Oslo District Court has set the date. On November 14th, 2017 Norway’s first climate lawsuit begins. For the first time, article 112 of the Norwegian Constitution – the Eco-Article – will be tried in court.
The organizations Nature and Youth and Greenpeace have sued the Norwegian state, represented by the government, for the opening of oil drilling in the Barents Sea.
“Opening our most vulnerable areas in the Arctic for oil drilling is not just a tragedy for the climate, but it is also in direct conflict with the goals we have committed to through the Paris Agreement and the Eco-Article in the Norwegian Constitution,” said Truls Gulowsen, head of Greenpeace in Norway.
Norway was one of the first countries to ratify the Paris agreement in June 2016. Together with the EU, the country has committed itself to cutting 40 percent of greenhouse gas emissions by 2030. Nevertheless, in June 2016, the government shared permits to drill for oil in new areas of the Barents Sea through the 23rd licensing round.

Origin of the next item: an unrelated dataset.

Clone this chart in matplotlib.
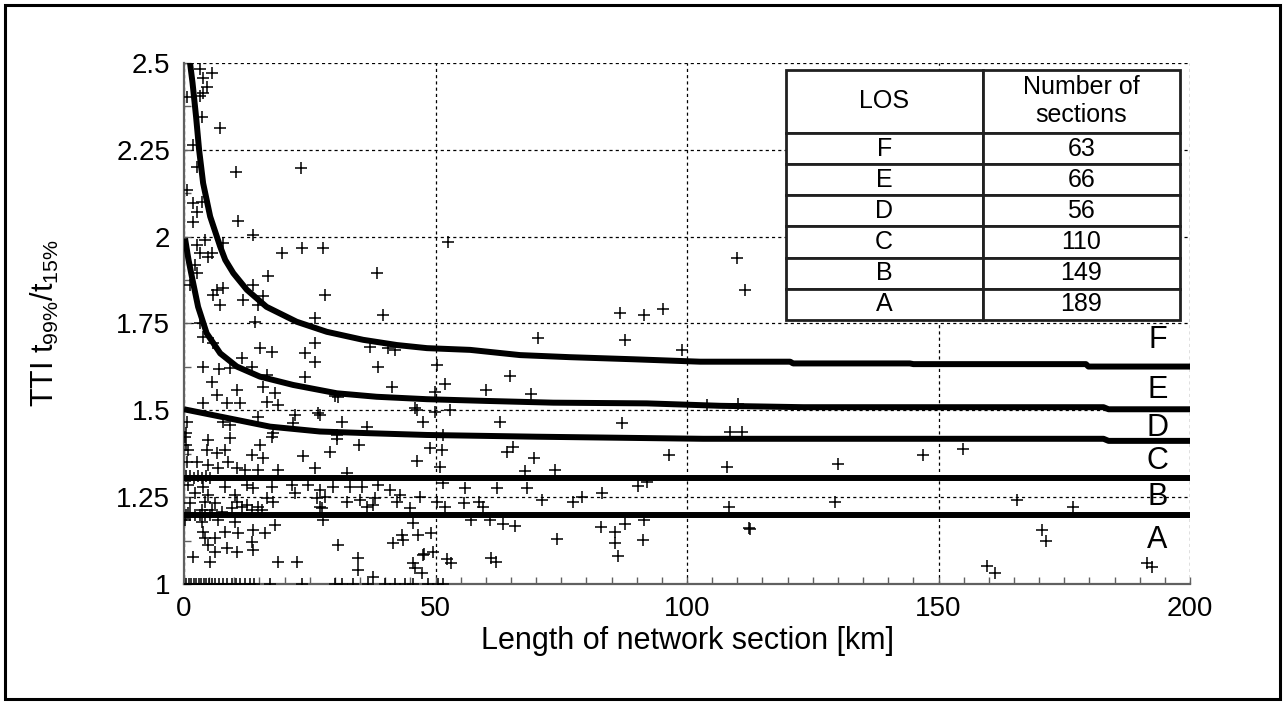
import matplotlib
matplotlib.use("Agg")
import matplotlib.pyplot as plt
from matplotlib.ticker import MultipleLocator
from matplotlib.patches import Rectangle

plt.rcParams["font.family"] = ["Liberation Sans", "DejaVu Sans"]
plt.rcParams["mathtext.fontset"] = "custom"
plt.rcParams["mathtext.rm"] = "Liberation Sans"
plt.rcParams["mathtext.it"] = "Liberation Sans"

# section length [km] / TTI of each network section
sec_len = [
    # upper left part
    3.2, 5.6, 3.8, 4.6, 3.8, 3.2, 0.6, 3.6, 7.2, 1.8, 2.6, 10.3, 23.3, 0.6, 1.8,
    3.6, 2.6, 1.8, 10.7, 13.7, 4.2, 2.6, 3.2, 4.8, 5.6, 7.8, 19.5, 23.5, 27.6,
    38.4, 52.5, 16.7, 2.2, 2.6, 1.2, 13.7, 6.6, 7.8, 5.8, 15.7, 28.0, 7.2, 11.7,
    14.7, 26.0, 39.6, 14.1, 3.2, 3.8, 5.8, 15.1, 17.5, 24.1, 26.0, 37.0, 40.6,
    41.9, 38.6, 26.0, 3.8, 7.0, 9.1, 11.5, 13.5, 16.5, 24.1, 5.6, 15.7, 10.5,
    41.4, 6.6, 18.1, 3.8, 8.5, 11.1, 16.5, 18.7, 22.1, 26.6, 31.4, 36.4, 46.3,
    47.5, 0.6, 7.8, 9.1, 14.7, 17.7, 21.7, 50.3, 49.9, 51.9, 30.0, 30.6, 45.9,
    49.9, 52.9, 27.0, 30.4, 51.5,
    # 45 - 100 km
    86.7, 91.5, 95.2, 70.4, 87.7, 99.0, 64.8, 60.0, 69.0, 62.8, 87.1, 48.9, 51.3,
    64.2, 65.4, 69.6, 50.9, 67.8, 73.8, 96.4, 62.2, 55.9, 68.2, 90.3, 51.5, 58.6,
    55.7, 59.4, 71.2, 77.3, 79.1, 83.1, 92.0, 49.1, 57.1, 60.8, 63.4, 65.8, 74.2,
    82.9, 85.7, 87.7, 91.5, 85.7, 86.3, 91.3, 47.7, 49.5, 52.3, 53.1, 61.0, 62.0,
    # beyond 100 km
    109.9, 111.5, 104.0, 110.1, 108.5, 110.9, 108.0, 130.0, 146.9, 154.9, 108.3,
    129.4, 165.6, 176.7, 112.3, 112.6, 170.6, 171.4, 159.6, 161.2, 191.5, 192.4,
    # 25 - 55 km, lower part
    30.4, 34.8, 29.0, 46.3, 32.4, 29.6, 33.0, 35.4, 38.6, 41.0, 42.9, 46.9, 28.0,
    32.4, 35.0, 38.0, 42.3, 44.9, 50.3, 51.9, 27.0, 36.4, 37.6, 27.6, 45.5, 43.3,
    46.5, 41.6, 43.5, 30.6, 47.5, 34.6, 34.6, 45.5, 45.9, 47.3, 37.6,
    # 0 - 30 km, lower part
    0.2, 4.8, 9.1, 15.1, 17.5, 0.8, 4.6, 6.6, 8.2, 13.5, 15.7, 23.7, 0.6, 2.6,
    4.8, 6.8, 8.7, 10.5, 12.1, 14.7, 18.7, 26.0, 0.4, 1.2, 2.0, 2.8, 3.6, 4.4,
    5.2, 0.8, 3.8, 8.2, 12.5, 13.7, 17.5, 21.5, 24.7, 27.0, 2.2, 4.8, 10.1, 16.5,
    22.1, 26.4, 1.2, 4.2, 6.2, 10.5, 12.5, 14.7, 17.7, 0.8, 3.6, 5.6, 7.6, 9.5,
    11.5, 13.5, 15.5, 27.4, 0.4, 1.2, 2.2, 3.2, 4.2, 5.2, 0.2, 3.6, 6.8, 10.1,
    18.1, 3.8, 8.2, 10.7, 13.7, 16.1, 4.2, 6.2, 4.8, 8.5, 10.5, 13.7, 13.5, 6.2,
    1.8, 5.2, 18.7, 22.5, 0.4, 0.4,
    # TTI = 1
    0.4, 0.9, 1.4, 1.9, 2.4, 2.9, 3.4, 3.9, 4.4, 5.0, 5.6, 6.2, 7.0, 7.8, 8.6,
    9.5, 10.4, 11.2, 12.2, 13.2, 14.0, 17.0, 23.5, 30.0, 31.5, 33.6, 36.5, 40.0,
    42.0, 44.0, 45.5, 48.5, 50.5, 51.5,
]
tti = [
    # upper left part
    2.483, 2.471, 2.457, 2.431, 2.414, 2.405, 2.402, 2.345, 2.313, 2.264, 2.201,
    2.186, 2.198, 2.134, 2.097, 2.100, 2.071, 2.042, 2.045, 2.005, 1.990, 1.976,
    1.953, 1.942, 1.953, 1.982, 1.953, 1.967, 1.967, 1.895, 1.985, 1.887, 1.918,
    1.895, 1.861, 1.861, 1.847, 1.852, 1.832, 1.829, 1.832, 1.803, 1.818, 1.803,
    1.766, 1.775, 1.754, 1.751, 1.711, 1.694, 1.680, 1.668, 1.665, 1.694, 1.682,
    1.680, 1.674, 1.625, 1.639, 1.625, 1.619, 1.622, 1.651, 1.625, 1.602, 1.596,
    1.582, 1.567, 1.559, 1.567, 1.544, 1.550, 1.521, 1.521, 1.521, 1.524, 1.515,
    1.487, 1.492, 1.466, 1.452, 1.501, 1.466, 1.466, 1.466, 1.458, 1.481, 1.435,
    1.464, 1.631, 1.553, 1.576, 1.541, 1.538, 1.507, 1.495, 1.501, 1.487, 1.429,
    1.429,
    # 45 - 100 km
    1.780, 1.775, 1.792, 1.708, 1.703, 1.674, 1.599, 1.559, 1.547, 1.466, 1.464,
    1.392, 1.386, 1.380, 1.394, 1.363, 1.337, 1.325, 1.328, 1.371, 1.276, 1.276,
    1.276, 1.282, 1.291, 1.236, 1.233, 1.222, 1.242, 1.236, 1.250, 1.262, 1.294,
    1.147, 1.184, 1.184, 1.173, 1.167, 1.130, 1.164, 1.150, 1.173, 1.184, 1.118,
    1.081, 1.127, 1.086, 1.092, 1.072, 1.060, 1.075, 1.063,
    # beyond 100 km
    1.939, 1.847, 1.515, 1.518, 1.438, 1.438, 1.337, 1.346, 1.371, 1.389, 1.222,
    1.236, 1.242, 1.222, 1.161, 1.158, 1.155, 1.124, 1.052, 1.032, 1.060, 1.049,
    # 25 - 55 km, lower part
    1.418, 1.400, 1.380, 1.354, 1.320, 1.279, 1.279, 1.279, 1.285, 1.271, 1.256,
    1.250, 1.250, 1.236, 1.242, 1.248, 1.236, 1.219, 1.236, 1.222, 1.222, 1.222,
    1.227, 1.184, 1.176, 1.141, 1.141, 1.118, 1.127, 1.112, 1.084, 1.075, 1.040,
    1.060, 1.046, 1.032, 1.020,
    # 0 - 30 km, lower part
    1.423, 1.415, 1.420, 1.400, 1.423, 1.386, 1.386, 1.377, 1.386, 1.371, 1.363,
    1.369, 1.351, 1.351, 1.343, 1.334, 1.351, 1.334, 1.328, 1.328, 1.328, 1.334,
    1.310, 1.310, 1.305, 1.310, 1.305, 1.310, 1.305, 1.285, 1.279, 1.279, 1.285,
    1.276, 1.279, 1.285, 1.285, 1.271, 1.262, 1.256, 1.256, 1.248, 1.262, 1.248,
    1.233, 1.236, 1.233, 1.236, 1.227, 1.222, 1.236, 1.204, 1.213, 1.213, 1.207,
    1.219, 1.222, 1.213, 1.213, 1.219, 1.200, 1.200, 1.200, 1.200, 1.200, 1.200,
    1.184, 1.179, 1.184, 1.179, 1.170, 1.150, 1.150, 1.147, 1.155, 1.147, 1.132,
    1.132, 1.112, 1.104, 1.092, 1.098, 1.121, 1.092, 1.078, 1.063, 1.063, 1.063,
    1.435, 1.400,
    # TTI = 1
    1.0, 1.0, 1.0, 1.0, 1.0, 1.0, 1.0, 1.0, 1.0, 1.0, 1.0, 1.0, 1.0, 1.0, 1.0,
    1.0, 1.0, 1.0, 1.0, 1.0, 1.0, 1.0, 1.0, 1.0, 1.0, 1.0, 1.0, 1.0, 1.0, 1.0,
    1.0, 1.0, 1.0, 1.0,
]

# LOS threshold curves
f_len = [1.0, 1.2, 1.7, 2.4, 3.0, 3.8, 5.2, 7.2, 8.2, 9.8, 12.5, 16.4, 22.4,
         28.4, 35.6, 42.3, 48.3, 56.9, 66.8, 76.7, 89.3, 102.6, 120.5, 121.1,
         144.3, 145.0, 179.3, 179.8, 200.0]
f_tti = [2.56, 2.50, 2.442, 2.345, 2.25, 2.154, 2.058, 1.971, 1.933, 1.895,
         1.847, 1.798, 1.755, 1.726, 1.703, 1.688, 1.679, 1.674, 1.659, 1.653,
         1.647, 1.640, 1.640, 1.635, 1.635, 1.633, 1.633, 1.626, 1.626]
e_len = [0.2, 0.9, 1.7, 2.8, 4.5, 7.2, 10.5, 15.1, 21.7, 30.4, 38.3, 48.3,
         60.2, 73.4, 92.0, 106.6, 123.1, 182.8, 183.8, 200.0]
e_tti = [1.995, 1.933, 1.875, 1.798, 1.722, 1.664, 1.626, 1.597, 1.573, 1.549,
         1.539, 1.532, 1.527, 1.522, 1.520, 1.513, 1.509, 1.509, 1.503, 1.503]
d_len = [0.0, 7.2, 17.1, 27.0, 37.0, 48.3, 70.1, 103.2, 182.8, 183.8, 200.0]
d_tti = [1.503, 1.482, 1.453, 1.439, 1.434, 1.429, 1.424, 1.418, 1.418, 1.412,
         1.412]
c_len = [0.0, 200.0]
c_tti = [1.305, 1.305]
a_len = [0.0, 200.0]
a_tti = [1.20, 1.20]

# class labels at the right edge
band_names = ["F", "E", "D", "C", "B", "A"]
band_x = [193.5, 193.5, 193.5, 193.5, 193.5, 193.5]
band_y = [1.703, 1.559, 1.449, 1.354, 1.250, 1.127]

# table
los_classes = ["F", "E", "D", "C", "B", "A"]
n_sections = [63, 66, 56, 110, 149, 189]

x_ticks = [0, 50, 100, 150, 200]
y_ticks = [1, 1.25, 1.5, 1.75, 2, 2.25, 2.5]
y_ticklabels = ["1", "1.25", "1.5", "1.75", "2", "2.25", "2.5"]

fig = plt.figure(figsize=(12.85, 7.04), dpi=100)
ax = fig.add_axes([0.1432, 0.1705, 0.7829, 0.74])

for xs, ys in [(f_len, f_tti), (e_len, e_tti), (d_len, d_tti),
               (c_len, c_tti), (a_len, a_tti)]:
    ax.plot(xs, ys, color="black", lw=4.3, solid_capstyle="butt", zorder=3)
ax.plot(sec_len, tti, "k+", ms=9, mew=1.1, zorder=4)

for name, bx, by in zip(band_names, band_x, band_y):
    ax.text(bx, by, name, fontsize=22, ha="center", va="center", zorder=6)

ax.set_xlim(0, 200)
ax.set_ylim(1, 2.5)
ax.set_xticks(x_ticks)
ax.set_yticks(y_ticks)
ax.set_yticklabels(y_ticklabels)
ax.xaxis.set_minor_locator(MultipleLocator(5))
ax.yaxis.set_minor_locator(MultipleLocator(0.125))
ax.tick_params(which="both", direction="in", length=5, width=1,
               color="#606060", labelsize=20)
ax.tick_params(axis="x", pad=9)
ax.tick_params(axis="y", pad=10)
ax.grid(which="major", ls=(0, (2.5, 2.5)), lw=0.9, color="black")
ax.set_axisbelow(True)
for s in ["top", "right"]:
    ax.spines[s].set_visible(False)
for s in ["left", "bottom"]:
    ax.spines[s].set_color("#606060")
    ax.spines[s].set_linewidth(1.6)

ax.set_xlabel("Length of network section [km]", fontsize=22)
ax.set_ylabel("TTI t$_{99\\%}$/t$_{15\\%}$", fontsize=22)
ax.xaxis.set_label_coords(0.5, -0.08)
ax.yaxis.set_label_coords(-0.122, 0.5)

cell_text = [[c, str(n)] for c, n in zip(los_classes, n_sections)]
tab = ax.table(cellText=cell_text, colLabels=["LOS", "Number of\nsections"],
               cellLoc="center", bbox=[0.598, 0.507, 0.392, 0.48])
tab.auto_set_font_size(False)
tab.set_fontsize(18)
tab.set_zorder(10)
for (r, c), cell in tab.get_celld().items():
    cell.set_linewidth(2)
    cell.set_facecolor("white")
    cell.set_edgecolor("#202020")
    if r == 0:
        cell.set_height(cell.get_height() * 2.03)

# frame round the whole picture
fig.add_artist(Rectangle((5 / 1285, 5 / 704), 1275 / 1285, 694 / 704,
                         transform=fig.transFigure, fill=False,
                         edgecolor="black", lw=2.2))

fig.savefig("out.png", dpi=100)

“What the politicians call an” oil adventure “in the north will in fact be a nightmare for us who will inherit the globe. If we allow more oil drilling in the Arctic, we also allow oil companies to ruin our common future. This is unacceptable”, said Ingrid Skjoldvær, Head of Nature and Youth.
The world has to limit global warming to 2 or 1.5 degrees to avoid catastrophic and irreversible climate consequences, according to the UN. Article 112 of the Constitution states that it is the State that is responsible for protecting nature and the environment for future generations.
Climate change lawsuits are being raced around the world, but Norway is one of the first to go to court. The plaintiffs will call in both climate researchers and social economists to testify.